* [Working data]:
Start
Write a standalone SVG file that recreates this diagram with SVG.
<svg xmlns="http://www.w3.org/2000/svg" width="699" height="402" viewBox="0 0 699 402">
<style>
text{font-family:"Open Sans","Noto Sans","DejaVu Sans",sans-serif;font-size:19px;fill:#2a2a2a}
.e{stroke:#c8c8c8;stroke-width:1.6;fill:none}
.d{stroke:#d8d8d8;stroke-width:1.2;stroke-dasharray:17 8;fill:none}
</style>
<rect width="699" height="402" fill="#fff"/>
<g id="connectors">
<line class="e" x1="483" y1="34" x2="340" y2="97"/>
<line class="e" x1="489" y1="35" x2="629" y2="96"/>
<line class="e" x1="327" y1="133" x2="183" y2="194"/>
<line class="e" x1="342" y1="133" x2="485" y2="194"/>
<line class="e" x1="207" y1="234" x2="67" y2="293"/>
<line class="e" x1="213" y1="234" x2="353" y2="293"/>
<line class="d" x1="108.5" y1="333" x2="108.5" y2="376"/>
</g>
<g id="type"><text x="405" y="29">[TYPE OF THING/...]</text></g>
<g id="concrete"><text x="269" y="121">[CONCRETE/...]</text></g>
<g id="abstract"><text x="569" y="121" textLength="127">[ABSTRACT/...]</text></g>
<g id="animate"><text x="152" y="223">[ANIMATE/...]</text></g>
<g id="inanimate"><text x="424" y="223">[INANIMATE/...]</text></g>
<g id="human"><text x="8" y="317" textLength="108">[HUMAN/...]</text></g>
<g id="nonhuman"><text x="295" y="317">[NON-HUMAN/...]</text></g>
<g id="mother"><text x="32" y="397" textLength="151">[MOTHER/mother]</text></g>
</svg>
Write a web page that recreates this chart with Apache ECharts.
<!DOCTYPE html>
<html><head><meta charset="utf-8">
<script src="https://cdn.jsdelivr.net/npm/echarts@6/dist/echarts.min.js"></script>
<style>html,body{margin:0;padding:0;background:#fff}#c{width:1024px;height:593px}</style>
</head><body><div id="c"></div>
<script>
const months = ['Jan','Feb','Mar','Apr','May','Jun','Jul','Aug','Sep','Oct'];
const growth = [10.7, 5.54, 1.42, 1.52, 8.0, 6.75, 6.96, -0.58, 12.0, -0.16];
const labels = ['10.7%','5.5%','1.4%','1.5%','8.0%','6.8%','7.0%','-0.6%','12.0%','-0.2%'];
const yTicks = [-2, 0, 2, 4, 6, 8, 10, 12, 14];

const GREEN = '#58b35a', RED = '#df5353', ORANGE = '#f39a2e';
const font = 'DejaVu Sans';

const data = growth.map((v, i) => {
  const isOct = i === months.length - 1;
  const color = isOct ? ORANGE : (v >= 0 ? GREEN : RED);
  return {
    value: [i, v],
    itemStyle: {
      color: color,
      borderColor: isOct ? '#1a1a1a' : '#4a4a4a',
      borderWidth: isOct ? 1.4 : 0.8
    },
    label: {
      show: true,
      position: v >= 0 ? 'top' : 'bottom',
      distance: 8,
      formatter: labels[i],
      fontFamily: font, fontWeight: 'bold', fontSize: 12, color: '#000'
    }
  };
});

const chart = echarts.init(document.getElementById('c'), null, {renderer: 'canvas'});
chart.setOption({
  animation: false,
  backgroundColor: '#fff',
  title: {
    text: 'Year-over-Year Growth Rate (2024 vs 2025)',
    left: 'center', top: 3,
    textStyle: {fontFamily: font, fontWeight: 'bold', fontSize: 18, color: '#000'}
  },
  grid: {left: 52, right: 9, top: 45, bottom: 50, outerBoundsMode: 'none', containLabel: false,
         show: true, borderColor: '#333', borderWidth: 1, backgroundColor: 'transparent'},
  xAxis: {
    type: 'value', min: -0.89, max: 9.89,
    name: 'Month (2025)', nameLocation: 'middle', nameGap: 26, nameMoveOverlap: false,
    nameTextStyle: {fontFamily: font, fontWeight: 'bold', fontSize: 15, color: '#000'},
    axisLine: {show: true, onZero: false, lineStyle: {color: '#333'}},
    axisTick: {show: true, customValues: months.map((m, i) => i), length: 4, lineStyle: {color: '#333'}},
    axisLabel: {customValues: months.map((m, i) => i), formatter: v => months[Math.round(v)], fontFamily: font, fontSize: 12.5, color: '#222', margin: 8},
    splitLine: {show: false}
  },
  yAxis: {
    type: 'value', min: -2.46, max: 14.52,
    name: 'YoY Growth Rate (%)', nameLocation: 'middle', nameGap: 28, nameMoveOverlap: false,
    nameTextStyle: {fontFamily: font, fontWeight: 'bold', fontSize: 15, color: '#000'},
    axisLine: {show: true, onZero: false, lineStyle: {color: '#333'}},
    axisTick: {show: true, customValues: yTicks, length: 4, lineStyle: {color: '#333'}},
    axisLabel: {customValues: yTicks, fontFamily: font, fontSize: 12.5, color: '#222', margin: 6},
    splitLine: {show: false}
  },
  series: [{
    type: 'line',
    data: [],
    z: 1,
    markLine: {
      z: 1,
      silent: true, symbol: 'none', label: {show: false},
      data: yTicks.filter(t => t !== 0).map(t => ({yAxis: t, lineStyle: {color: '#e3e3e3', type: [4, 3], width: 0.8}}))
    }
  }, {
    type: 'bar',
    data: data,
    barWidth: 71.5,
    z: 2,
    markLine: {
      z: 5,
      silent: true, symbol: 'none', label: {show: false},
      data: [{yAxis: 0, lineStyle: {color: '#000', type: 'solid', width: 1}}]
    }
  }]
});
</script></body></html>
End
* [Required work]:
Look for the word "that" and return every line where it occurs.

* [Exercise response]:
Write a standalone SVG file that recreates this diagram with SVG.
Write a web page that recreates this chart with Apache ECharts.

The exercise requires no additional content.